§ **PROMPT**
Look for the line containing "Generate a Python" and the line containing "from matplotlib.ticker import"; retype them and all lines between, exactly, and leave out the pictures.

§ **INPUT**
+ + + +
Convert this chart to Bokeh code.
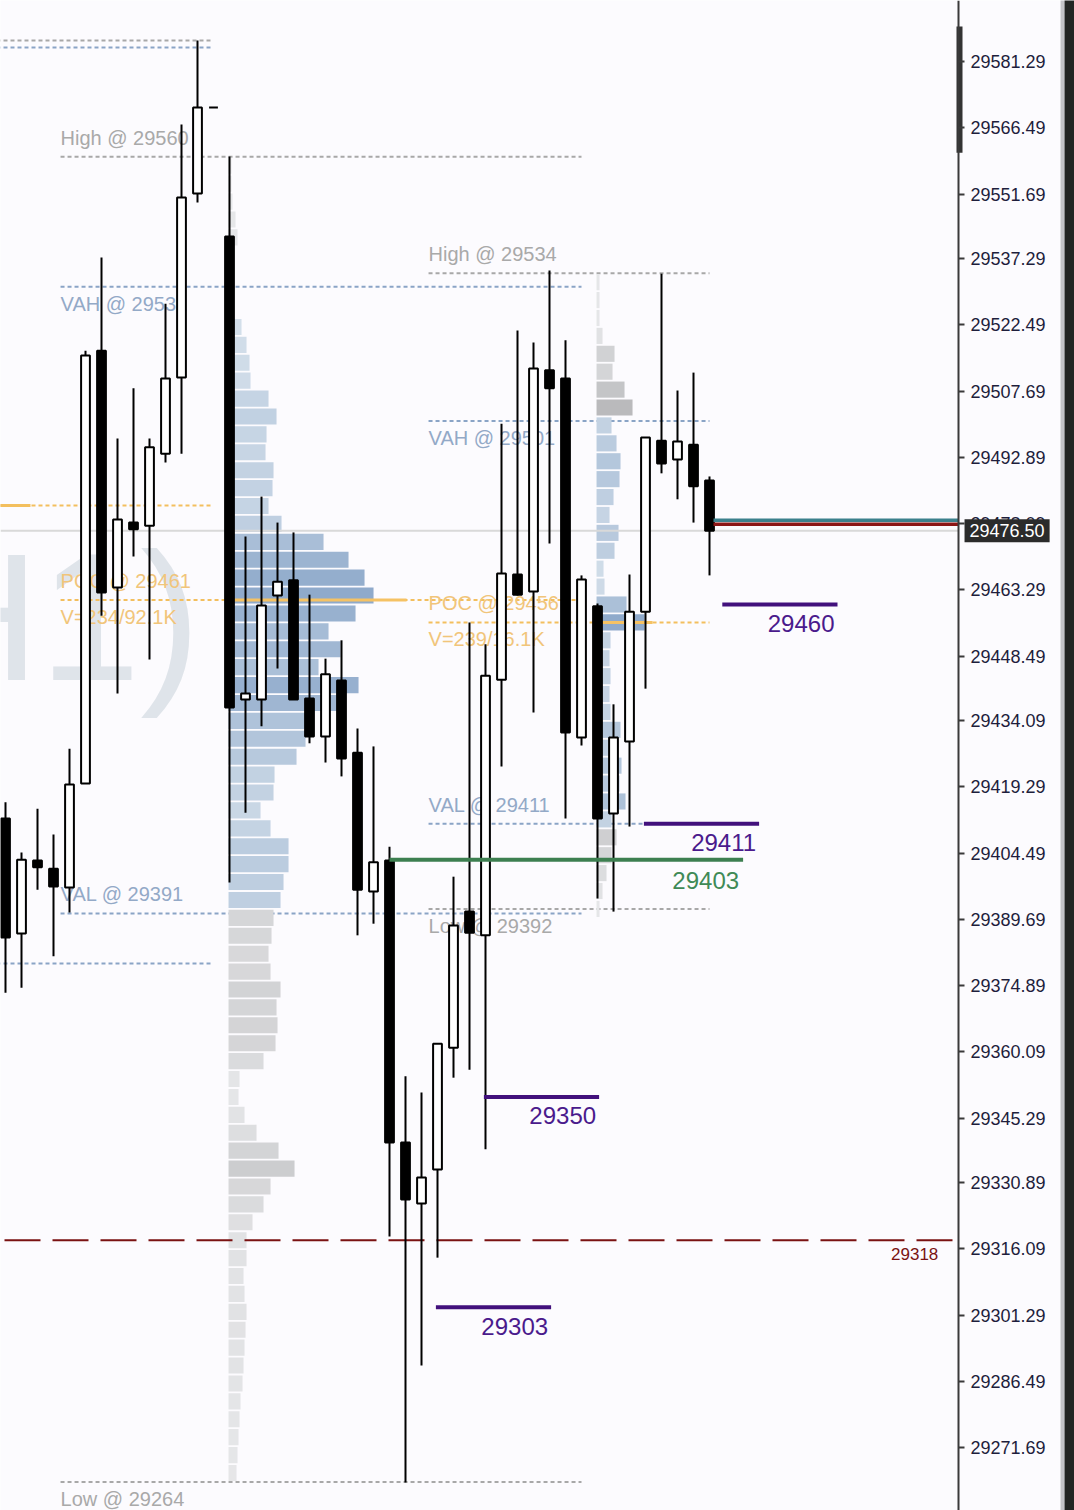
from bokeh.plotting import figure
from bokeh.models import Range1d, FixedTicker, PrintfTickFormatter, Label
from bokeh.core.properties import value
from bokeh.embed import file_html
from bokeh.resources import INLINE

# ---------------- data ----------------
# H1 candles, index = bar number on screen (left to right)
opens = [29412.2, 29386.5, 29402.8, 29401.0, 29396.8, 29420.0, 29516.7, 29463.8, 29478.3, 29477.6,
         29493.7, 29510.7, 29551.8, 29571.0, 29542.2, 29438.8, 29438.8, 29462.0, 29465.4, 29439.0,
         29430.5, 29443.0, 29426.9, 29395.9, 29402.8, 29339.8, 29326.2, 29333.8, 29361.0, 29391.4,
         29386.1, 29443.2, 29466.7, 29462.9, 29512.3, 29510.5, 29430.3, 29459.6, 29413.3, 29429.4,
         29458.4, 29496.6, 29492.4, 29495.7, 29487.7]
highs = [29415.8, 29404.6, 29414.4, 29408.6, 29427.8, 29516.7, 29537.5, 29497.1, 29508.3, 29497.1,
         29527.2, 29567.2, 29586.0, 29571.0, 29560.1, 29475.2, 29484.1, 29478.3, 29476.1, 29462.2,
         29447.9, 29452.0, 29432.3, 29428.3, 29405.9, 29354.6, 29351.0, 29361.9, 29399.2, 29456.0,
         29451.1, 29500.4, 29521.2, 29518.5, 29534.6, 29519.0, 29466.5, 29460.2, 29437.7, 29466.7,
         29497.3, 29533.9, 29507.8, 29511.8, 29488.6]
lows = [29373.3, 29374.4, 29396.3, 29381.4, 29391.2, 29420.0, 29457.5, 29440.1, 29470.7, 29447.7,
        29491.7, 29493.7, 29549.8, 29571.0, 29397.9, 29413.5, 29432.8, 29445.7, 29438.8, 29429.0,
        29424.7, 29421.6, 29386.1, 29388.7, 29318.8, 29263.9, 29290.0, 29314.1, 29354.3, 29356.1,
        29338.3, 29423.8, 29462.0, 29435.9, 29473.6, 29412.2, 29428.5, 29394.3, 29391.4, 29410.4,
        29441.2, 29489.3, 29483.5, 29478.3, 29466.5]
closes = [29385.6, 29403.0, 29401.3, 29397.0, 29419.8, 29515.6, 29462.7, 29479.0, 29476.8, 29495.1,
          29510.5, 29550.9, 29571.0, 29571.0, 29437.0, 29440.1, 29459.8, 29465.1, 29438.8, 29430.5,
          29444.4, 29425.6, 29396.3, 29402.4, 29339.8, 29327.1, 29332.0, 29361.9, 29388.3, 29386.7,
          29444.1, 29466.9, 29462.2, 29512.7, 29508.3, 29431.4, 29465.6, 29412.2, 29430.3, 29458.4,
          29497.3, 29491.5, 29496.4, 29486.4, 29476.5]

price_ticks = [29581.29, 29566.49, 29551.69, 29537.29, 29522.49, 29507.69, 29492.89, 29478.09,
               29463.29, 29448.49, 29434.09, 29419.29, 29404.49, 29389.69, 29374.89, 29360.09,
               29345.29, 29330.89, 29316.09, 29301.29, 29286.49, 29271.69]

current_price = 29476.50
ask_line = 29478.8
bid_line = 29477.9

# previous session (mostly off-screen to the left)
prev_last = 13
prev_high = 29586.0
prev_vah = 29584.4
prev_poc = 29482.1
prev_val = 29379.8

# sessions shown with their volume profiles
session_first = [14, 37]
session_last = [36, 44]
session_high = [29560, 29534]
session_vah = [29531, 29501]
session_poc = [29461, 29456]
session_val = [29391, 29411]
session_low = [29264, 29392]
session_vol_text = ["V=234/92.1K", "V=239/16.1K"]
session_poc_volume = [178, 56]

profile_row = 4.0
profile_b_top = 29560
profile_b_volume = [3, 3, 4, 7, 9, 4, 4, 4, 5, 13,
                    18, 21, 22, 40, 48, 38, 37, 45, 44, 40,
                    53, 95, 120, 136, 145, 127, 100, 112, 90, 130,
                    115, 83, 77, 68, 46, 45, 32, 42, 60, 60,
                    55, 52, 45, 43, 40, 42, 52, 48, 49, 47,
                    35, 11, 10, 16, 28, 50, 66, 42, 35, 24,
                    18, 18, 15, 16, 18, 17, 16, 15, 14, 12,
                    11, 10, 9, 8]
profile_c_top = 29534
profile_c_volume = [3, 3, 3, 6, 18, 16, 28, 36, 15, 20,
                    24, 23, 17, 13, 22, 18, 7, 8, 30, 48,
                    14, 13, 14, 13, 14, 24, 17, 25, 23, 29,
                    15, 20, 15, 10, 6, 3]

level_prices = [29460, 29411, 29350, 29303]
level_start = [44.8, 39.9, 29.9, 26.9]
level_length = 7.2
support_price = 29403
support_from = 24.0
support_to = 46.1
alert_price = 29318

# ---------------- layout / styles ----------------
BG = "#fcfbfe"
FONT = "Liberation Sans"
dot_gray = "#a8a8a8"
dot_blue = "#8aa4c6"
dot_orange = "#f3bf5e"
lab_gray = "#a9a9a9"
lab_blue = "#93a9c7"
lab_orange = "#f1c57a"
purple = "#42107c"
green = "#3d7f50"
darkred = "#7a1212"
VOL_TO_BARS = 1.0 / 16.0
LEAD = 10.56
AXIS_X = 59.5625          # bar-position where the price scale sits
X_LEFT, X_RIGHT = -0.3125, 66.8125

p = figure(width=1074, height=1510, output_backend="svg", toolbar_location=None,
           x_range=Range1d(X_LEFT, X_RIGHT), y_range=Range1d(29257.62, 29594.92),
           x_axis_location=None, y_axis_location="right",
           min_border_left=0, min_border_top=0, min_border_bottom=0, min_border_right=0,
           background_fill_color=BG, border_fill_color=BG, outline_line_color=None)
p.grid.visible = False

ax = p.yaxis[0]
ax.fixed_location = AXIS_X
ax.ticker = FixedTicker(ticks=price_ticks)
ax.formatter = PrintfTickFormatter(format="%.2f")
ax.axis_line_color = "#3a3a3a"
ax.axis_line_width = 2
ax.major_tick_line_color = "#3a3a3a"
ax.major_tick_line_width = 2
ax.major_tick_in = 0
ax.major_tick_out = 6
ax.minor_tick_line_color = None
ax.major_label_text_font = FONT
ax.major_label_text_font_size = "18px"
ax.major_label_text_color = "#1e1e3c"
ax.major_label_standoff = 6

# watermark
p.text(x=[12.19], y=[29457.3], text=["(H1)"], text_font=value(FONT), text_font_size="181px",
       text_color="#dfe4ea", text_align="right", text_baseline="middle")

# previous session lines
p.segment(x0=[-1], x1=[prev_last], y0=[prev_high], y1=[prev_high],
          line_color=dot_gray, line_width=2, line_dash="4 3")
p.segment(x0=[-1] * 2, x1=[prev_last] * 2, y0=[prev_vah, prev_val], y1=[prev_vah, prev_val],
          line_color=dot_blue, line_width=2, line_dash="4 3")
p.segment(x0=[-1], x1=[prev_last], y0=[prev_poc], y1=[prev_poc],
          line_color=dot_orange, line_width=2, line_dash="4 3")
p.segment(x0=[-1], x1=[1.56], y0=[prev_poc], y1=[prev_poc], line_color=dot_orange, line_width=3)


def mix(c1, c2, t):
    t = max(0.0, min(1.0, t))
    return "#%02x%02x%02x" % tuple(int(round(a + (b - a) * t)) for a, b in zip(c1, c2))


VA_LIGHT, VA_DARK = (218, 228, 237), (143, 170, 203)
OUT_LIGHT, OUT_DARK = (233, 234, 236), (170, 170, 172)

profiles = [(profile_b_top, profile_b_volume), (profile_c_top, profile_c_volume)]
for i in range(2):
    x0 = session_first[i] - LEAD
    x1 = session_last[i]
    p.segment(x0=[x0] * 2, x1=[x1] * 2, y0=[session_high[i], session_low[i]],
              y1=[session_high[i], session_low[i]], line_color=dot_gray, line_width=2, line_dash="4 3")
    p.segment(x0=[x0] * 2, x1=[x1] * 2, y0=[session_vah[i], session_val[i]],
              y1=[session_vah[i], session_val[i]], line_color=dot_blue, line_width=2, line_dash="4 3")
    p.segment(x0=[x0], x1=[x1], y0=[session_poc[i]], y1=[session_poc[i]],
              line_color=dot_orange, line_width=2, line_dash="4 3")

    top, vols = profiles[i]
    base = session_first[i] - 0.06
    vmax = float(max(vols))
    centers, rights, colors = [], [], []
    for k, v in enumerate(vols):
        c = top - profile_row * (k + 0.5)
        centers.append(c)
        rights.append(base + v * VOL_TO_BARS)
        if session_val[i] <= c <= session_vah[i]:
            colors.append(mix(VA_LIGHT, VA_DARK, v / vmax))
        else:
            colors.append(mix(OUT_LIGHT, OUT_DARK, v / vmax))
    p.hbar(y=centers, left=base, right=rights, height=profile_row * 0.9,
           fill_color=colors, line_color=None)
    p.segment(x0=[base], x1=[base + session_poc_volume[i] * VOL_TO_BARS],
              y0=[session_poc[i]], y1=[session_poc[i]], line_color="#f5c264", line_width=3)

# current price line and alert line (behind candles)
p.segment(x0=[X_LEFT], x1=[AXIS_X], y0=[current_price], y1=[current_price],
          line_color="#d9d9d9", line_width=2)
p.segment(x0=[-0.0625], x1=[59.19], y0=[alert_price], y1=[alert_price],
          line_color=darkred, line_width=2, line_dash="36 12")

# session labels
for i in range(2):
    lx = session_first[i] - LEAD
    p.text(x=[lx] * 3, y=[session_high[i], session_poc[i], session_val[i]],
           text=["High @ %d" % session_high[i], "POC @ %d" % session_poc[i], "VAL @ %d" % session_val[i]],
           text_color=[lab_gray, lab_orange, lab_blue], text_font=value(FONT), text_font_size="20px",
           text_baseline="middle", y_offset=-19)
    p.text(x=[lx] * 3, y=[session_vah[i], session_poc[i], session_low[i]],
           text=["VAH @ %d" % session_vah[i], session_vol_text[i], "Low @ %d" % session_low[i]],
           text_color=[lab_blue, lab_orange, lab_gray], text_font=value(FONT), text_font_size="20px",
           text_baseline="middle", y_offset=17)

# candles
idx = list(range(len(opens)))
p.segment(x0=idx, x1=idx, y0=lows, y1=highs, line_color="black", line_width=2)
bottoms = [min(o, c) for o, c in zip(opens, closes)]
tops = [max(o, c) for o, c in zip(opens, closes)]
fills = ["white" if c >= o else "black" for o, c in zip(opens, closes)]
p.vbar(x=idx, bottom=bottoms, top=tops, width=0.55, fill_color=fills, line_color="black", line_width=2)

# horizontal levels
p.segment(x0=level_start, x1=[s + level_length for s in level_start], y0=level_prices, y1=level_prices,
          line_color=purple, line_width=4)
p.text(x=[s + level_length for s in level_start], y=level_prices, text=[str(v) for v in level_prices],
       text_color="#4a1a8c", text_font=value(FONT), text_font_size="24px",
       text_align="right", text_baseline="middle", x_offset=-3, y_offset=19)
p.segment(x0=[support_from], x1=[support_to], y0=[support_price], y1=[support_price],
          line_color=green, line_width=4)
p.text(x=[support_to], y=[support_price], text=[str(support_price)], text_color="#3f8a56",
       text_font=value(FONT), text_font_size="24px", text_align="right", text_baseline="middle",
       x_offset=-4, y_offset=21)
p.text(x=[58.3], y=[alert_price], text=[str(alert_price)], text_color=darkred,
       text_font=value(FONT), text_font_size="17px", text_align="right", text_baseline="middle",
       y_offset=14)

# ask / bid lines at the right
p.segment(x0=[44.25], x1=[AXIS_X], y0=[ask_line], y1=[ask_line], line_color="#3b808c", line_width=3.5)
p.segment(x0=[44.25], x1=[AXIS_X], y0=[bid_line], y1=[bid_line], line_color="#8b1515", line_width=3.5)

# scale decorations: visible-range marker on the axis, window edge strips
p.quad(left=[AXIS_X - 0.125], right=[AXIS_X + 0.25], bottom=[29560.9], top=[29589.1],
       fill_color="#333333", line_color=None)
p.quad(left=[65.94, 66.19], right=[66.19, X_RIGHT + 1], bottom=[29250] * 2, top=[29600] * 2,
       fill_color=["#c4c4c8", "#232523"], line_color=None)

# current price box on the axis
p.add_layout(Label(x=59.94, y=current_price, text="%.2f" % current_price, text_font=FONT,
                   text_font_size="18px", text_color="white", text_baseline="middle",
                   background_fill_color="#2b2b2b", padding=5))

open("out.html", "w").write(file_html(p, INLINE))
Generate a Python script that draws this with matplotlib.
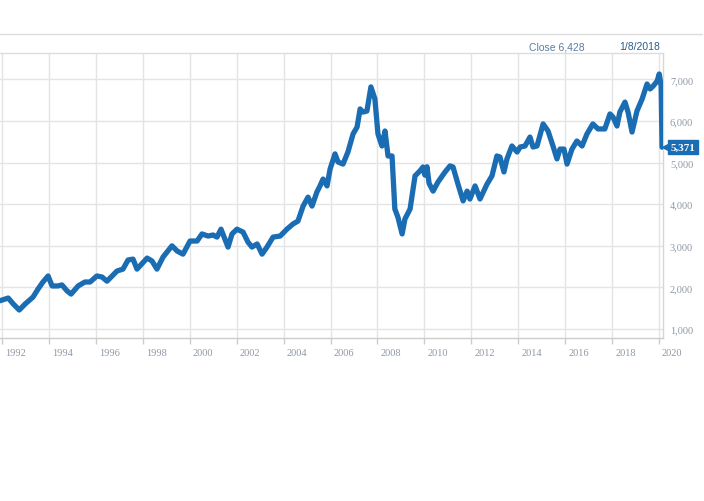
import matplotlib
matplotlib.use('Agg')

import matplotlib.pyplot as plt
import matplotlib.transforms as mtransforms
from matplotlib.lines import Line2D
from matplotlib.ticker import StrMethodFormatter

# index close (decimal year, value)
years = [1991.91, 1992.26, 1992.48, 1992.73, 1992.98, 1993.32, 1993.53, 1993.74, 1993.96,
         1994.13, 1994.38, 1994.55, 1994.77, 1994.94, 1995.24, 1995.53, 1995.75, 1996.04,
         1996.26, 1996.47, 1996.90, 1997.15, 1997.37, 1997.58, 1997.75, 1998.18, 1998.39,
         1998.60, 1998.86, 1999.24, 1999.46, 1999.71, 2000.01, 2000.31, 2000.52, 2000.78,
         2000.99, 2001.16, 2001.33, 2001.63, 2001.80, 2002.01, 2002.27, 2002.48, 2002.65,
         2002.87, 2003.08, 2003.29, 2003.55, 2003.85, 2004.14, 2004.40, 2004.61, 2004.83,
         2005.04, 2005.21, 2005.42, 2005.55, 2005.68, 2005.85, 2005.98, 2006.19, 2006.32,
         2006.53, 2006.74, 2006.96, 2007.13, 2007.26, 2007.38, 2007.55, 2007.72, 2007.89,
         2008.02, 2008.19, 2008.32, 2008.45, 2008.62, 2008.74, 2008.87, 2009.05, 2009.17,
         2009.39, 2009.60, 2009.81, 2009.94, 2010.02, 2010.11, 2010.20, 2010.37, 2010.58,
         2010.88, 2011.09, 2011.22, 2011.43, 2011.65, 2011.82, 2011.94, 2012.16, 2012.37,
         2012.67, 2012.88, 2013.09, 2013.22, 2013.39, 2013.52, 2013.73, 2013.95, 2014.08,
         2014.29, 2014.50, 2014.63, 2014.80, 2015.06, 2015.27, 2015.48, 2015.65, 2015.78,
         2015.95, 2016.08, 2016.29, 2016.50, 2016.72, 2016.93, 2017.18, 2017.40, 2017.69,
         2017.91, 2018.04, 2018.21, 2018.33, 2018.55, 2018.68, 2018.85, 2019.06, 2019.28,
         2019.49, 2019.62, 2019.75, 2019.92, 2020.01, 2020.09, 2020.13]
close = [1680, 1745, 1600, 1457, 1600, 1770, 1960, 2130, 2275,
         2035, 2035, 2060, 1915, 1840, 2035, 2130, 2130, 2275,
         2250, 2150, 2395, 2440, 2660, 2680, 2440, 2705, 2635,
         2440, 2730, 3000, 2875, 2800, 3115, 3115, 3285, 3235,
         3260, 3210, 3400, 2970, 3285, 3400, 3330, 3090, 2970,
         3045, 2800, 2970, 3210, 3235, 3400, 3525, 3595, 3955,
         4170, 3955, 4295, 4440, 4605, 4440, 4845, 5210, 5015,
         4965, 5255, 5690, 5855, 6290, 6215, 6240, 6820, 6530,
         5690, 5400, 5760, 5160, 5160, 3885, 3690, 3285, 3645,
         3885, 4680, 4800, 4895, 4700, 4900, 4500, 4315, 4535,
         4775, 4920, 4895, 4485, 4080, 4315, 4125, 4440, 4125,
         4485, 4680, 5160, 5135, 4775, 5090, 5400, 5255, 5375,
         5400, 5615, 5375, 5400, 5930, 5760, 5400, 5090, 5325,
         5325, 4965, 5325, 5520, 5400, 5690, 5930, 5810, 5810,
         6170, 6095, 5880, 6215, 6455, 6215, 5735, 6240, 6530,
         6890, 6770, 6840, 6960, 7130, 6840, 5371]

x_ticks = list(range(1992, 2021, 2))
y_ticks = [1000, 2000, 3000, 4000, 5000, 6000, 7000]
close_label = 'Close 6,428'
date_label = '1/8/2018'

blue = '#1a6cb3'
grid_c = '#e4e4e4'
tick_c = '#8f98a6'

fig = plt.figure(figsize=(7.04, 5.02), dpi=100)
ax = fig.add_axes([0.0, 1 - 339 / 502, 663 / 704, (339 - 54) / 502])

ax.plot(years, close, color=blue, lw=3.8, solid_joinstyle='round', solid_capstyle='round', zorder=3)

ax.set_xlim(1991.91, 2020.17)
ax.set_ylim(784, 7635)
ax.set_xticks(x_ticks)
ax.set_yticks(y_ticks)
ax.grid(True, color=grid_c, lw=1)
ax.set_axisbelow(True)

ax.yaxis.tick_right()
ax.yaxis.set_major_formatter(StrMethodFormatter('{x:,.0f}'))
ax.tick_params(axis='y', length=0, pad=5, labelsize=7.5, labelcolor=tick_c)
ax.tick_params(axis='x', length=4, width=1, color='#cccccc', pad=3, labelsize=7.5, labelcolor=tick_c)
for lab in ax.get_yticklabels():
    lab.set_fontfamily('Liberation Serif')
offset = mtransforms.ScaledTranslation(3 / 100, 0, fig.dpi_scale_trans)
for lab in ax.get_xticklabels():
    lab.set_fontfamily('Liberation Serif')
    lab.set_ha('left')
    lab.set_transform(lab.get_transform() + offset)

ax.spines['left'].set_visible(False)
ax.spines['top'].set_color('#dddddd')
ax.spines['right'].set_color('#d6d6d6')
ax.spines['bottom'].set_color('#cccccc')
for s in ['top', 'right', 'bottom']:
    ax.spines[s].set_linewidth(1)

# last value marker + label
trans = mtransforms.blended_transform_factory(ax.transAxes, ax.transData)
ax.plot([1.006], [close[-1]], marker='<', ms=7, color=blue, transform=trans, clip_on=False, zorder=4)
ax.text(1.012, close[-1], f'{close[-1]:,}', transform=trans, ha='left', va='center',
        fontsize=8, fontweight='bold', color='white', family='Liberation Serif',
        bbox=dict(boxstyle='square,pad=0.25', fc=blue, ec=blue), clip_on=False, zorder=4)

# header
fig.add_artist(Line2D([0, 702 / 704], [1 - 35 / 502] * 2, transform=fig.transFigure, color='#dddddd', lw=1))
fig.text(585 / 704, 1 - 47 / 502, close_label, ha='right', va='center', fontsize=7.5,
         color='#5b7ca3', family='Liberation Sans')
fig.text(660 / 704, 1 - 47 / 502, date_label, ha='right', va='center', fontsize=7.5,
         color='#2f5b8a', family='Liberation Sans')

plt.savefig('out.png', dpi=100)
+ + + +
§ **ANSWER BELOW**
Generate a Python script that draws this with matplotlib.
import matplotlib
matplotlib.use('Agg')

import matplotlib.pyplot as plt
import matplotlib.transforms as mtransforms
from matplotlib.lines import Line2D
from matplotlib.ticker import StrMethodFormatter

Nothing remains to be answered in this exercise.